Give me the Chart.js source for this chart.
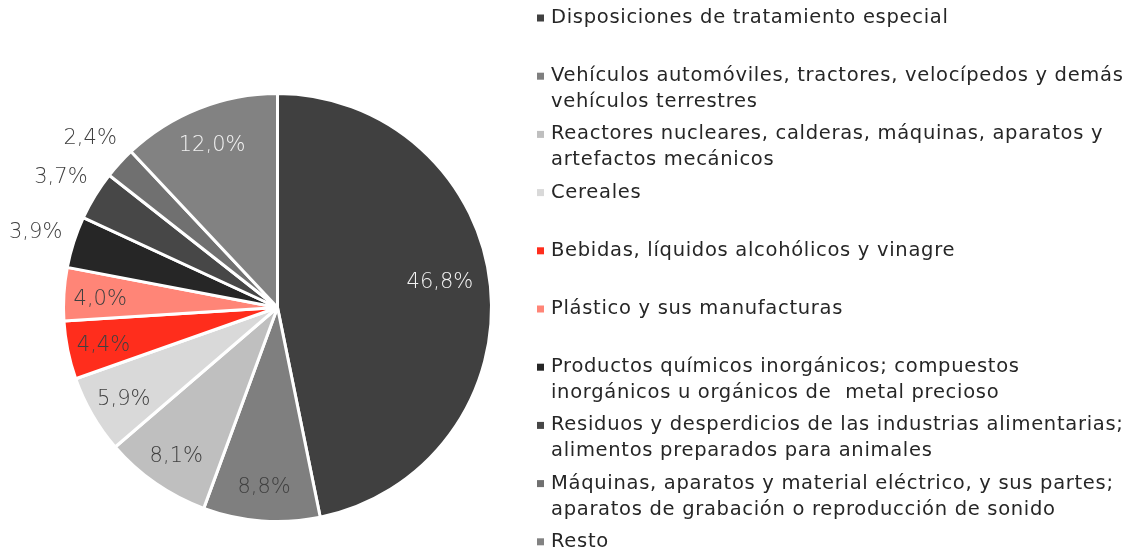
<!DOCTYPE html>
<html>
<head>
<meta charset="utf-8">
<script src="https://cdn.jsdelivr.net/npm/chart.js@4.4.1/dist/chart.umd.min.js"></script>
<style>
  html, body { margin: 0; padding: 0; background: #fff; }
  #wrap { position: relative; width: 1135px; height: 554px; }
</style>
</head>
<body>
<div id="wrap"><canvas id="pie"></canvas></div>
<script>
// categories (legend lines as in the original)
const categories = [
    ['Disposiciones de tratamiento especial'],
    ['Vehículos automóviles, tractores, velocípedos y demás', 'vehículos terrestres'],
    ['Reactores nucleares, calderas, máquinas, aparatos y', 'artefactos mecánicos'],
    ['Cereales'],
    ['Bebidas, líquidos alcohólicos y vinagre'],
    ['Plástico y sus manufacturas'],
    ['Productos químicos inorgánicos; compuestos', 'inorgánicos u orgánicos de  metal precioso'],
    ['Residuos y desperdicios de las industrias alimentarias;', 'alimentos preparados para animales'],
    ['Máquinas, aparatos y material eléctrico, y sus partes;', 'aparatos de grabación o reproducción de sonido'],
    ['Resto']
]
const shares = [46.8, 8.8, 8.1, 5.9, 4.4, 4.0, 3.9, 3.7, 2.4, 12.0]

const sliceColors = ['#404040', '#7f7f7f', '#bfbfbf', '#d9d9d9', '#ff2d1c', '#ff8577', '#262626', '#474747', '#707070', '#828282']
const labelColors = ['#f2f2f2', '#404040', '#404040', '#404040', '#404040', '#404040', '#404040', '#404040', '#404040', '#f2f2f2']
const FONT = '"DejaVu Sans", sans-serif'

// percent labels: inside the slice, small ones outside
const pctLabels = {
    id: 'pctLabels',
    afterDatasetsDraw(chart) {
        const ctx = chart.ctx
        const meta = chart.getDatasetMeta(0)
        ctx.save()
        ctx.font = '200 21px ' + FONT
        ctx.textAlign = 'center'
        ctx.textBaseline = 'middle'
        meta.data.forEach(function (arc, i) {
            const v = shares[i]
            let mid = (arc.startAngle + arc.endAngle) / 2
            let r = arc.outerRadius * 0.83
            if (v > 40) {
                r = arc.outerRadius * 0.77
                mid -= 0.07
            }
            let color = labelColors[i]
            if (v < 3.95) {
                r = arc.outerRadius + 40
                color = '#404040'
            }
            ctx.fillStyle = color
            const txt = v.toFixed(1).replace('.', ',') + '%'
            ctx.fillText(txt, arc.x + Math.cos(mid) * r, arc.y + Math.sin(mid) * r + 3)
        })
        ctx.restore()
    }
}

// legend on the right, with wrapped labels
const sideLegend = {
    id: 'sideLegend',
    afterDraw(chart) {
        const ctx = chart.ctx
        const labels = chart.data.labels
        const colors = chart.data.datasets[0].backgroundColor
        ctx.save()
        ctx.font = '19.5px ' + FONT
        ctx.letterSpacing = '0.7px'
        ctx.textBaseline = 'middle'
        ctx.textAlign = 'left'
        labels.forEach(function (lines, i) {
            const y = 18 + i * 58.2
            ctx.fillStyle = colors[i]
            ctx.fillRect(537, y - 3.5, 7, 7)
            ctx.fillStyle = '#262626'
            lines.forEach(function (line, k) {
                ctx.fillText(line, 551, y + k * 26)
            })
        })
        ctx.restore()
    }
}

new Chart(document.getElementById('pie'), {
    type: 'pie',
    data: {
        labels: categories,
        datasets: [{
            data: shares,
            backgroundColor: sliceColors,
            borderColor: '#ffffff',
            borderWidth: 3
        }]
    },
    options: {
        responsive: true,
        maintainAspectRatio: false,
        animation: false,
        layout: {
            padding: { left: 62, top: 92, right: 642, bottom: 31 }
        },
        plugins: {
            legend: { display: false },
            tooltip: { enabled: false }
        }
    },
    plugins: [pctLabels, sideLegend]
});
</script>
</body>
</html>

--------

Exclude the pictures, and transcribe all of the material exactly.

#### Written response
Give me the Chart.js source for this chart.
<!DOCTYPE html>
<html>
<head>
<meta charset="utf-8">
<script src="https://cdn.jsdelivr.net/npm/chart.js@4.4.1/dist/chart.umd.min.js"></script>
<style>
  html, body { margin: 0; padding: 0; background: #fff; }
  #wrap { position: relative; width: 1135px; height: 554px; }
</style>
</head>
<body>
<div id="wrap"><canvas id="pie"></canvas></div>
<script>
// categories (legend lines as in the original)
const categories = [
    ['Disposiciones de tratamiento especial'],
    ['Vehículos automóviles, tractores, velocípedos y demás', 'vehículos terrestres'],
    ['Reactores nucleares, calderas, máquinas, aparatos y', 'artefactos mecánicos'],
    ['Cereales'],
    ['Bebidas, líquidos alcohólicos y vinagre'],
    ['Plástico y sus manufacturas'],
    ['Productos químicos inorgánicos; compuestos', 'inorgánicos u orgánicos de  metal precioso'],
    ['Residuos y desperdicios de las industrias alimentarias;', 'alimentos preparados para animales'],
    ['Máquinas, aparatos y material eléctrico, y sus partes;', 'aparatos de grabación o reproducción de sonido'],
    ['Resto']
]
const shares = [46.8, 8.8, 8.1, 5.9, 4.4, 4.0, 3.9, 3.7, 2.4, 12.0]

const sliceColors = ['#404040', '#7f7f7f', '#bfbfbf', '#d9d9d9', '#ff2d1c', '#ff8577', '#262626', '#474747', '#707070', '#828282']
const labelColors = ['#f2f2f2', '#404040', '#404040', '#404040', '#404040', '#404040', '#404040', '#404040', '#404040', '#f2f2f2']
const FONT = '"DejaVu Sans", sans-serif'

// percent labels: inside the slice, small ones outside
const pctLabels = {
    id: 'pctLabels',
    afterDatasetsDraw(chart) {
        const ctx = chart.ctx
        const meta = chart.getDatasetMeta(0)
        ctx.save()
        ctx.font = '200 21px ' + FONT
        ctx.textAlign = 'center'
        ctx.textBaseline = 'middle'
        meta.data.forEach(function (arc, i) {
            const v = shares[i]
            let mid = (arc.startAngle + arc.endAngle) / 2
            let r = arc.outerRadius * 0.83
            if (v > 40) {
                r = arc.outerRadius * 0.77
                mid -= 0.07
            }
            let color = labelColors[i]
            if (v < 3.95) {
                r = arc.outerRadius + 40
                color = '#404040'
            }
            ctx.fillStyle = color
            const txt = v.toFixed(1).replace('.', ',') + '%'
            ctx.fillText(txt, arc.x + Math.cos(mid) * r, arc.y + Math.sin(mid) * r + 3)
        })
        ctx.restore()
    }
}

// legend on the right, with wrapped labels
const sideLegend = {
    id: 'sideLegend',
    afterDraw(chart) {
        const ctx = chart.ctx
        const labels = chart.data.labels
        const colors = chart.data.datasets[0].backgroundColor
        ctx.save()
        ctx.font = '19.5px ' + FONT
        ctx.letterSpacing = '0.7px'
        ctx.textBaseline = 'middle'
        ctx.textAlign = 'left'
        labels.forEach(function (lines, i) {
            const y = 18 + i * 58.2
            ctx.fillStyle = colors[i]
            ctx.fillRect(537, y - 3.5, 7, 7)
            ctx.fillStyle = '#262626'
            lines.forEach(function (line, k) {
                ctx.fillText(line, 551, y + k * 26)
            })
        })
        ctx.restore()
    }
}

new Chart(document.getElementById('pie'), {
    type: 'pie',
    data: {
        labels: categories,
        datasets: [{
            data: shares,
            backgroundColor: sliceColors,
            borderColor: '#ffffff',
            borderWidth: 3
        }]
    },
    options: {
        responsive: true,
        maintainAspectRatio: false,
        animation: false,
        layout: {
            padding: { left: 62, top: 92, right: 642, bottom: 31 }
        },
        plugins: {
            legend: { display: false },
            tooltip: { enabled: false }
        }
    },
    plugins: [pctLabels, sideLegend]
});
</script>
</body>
</html>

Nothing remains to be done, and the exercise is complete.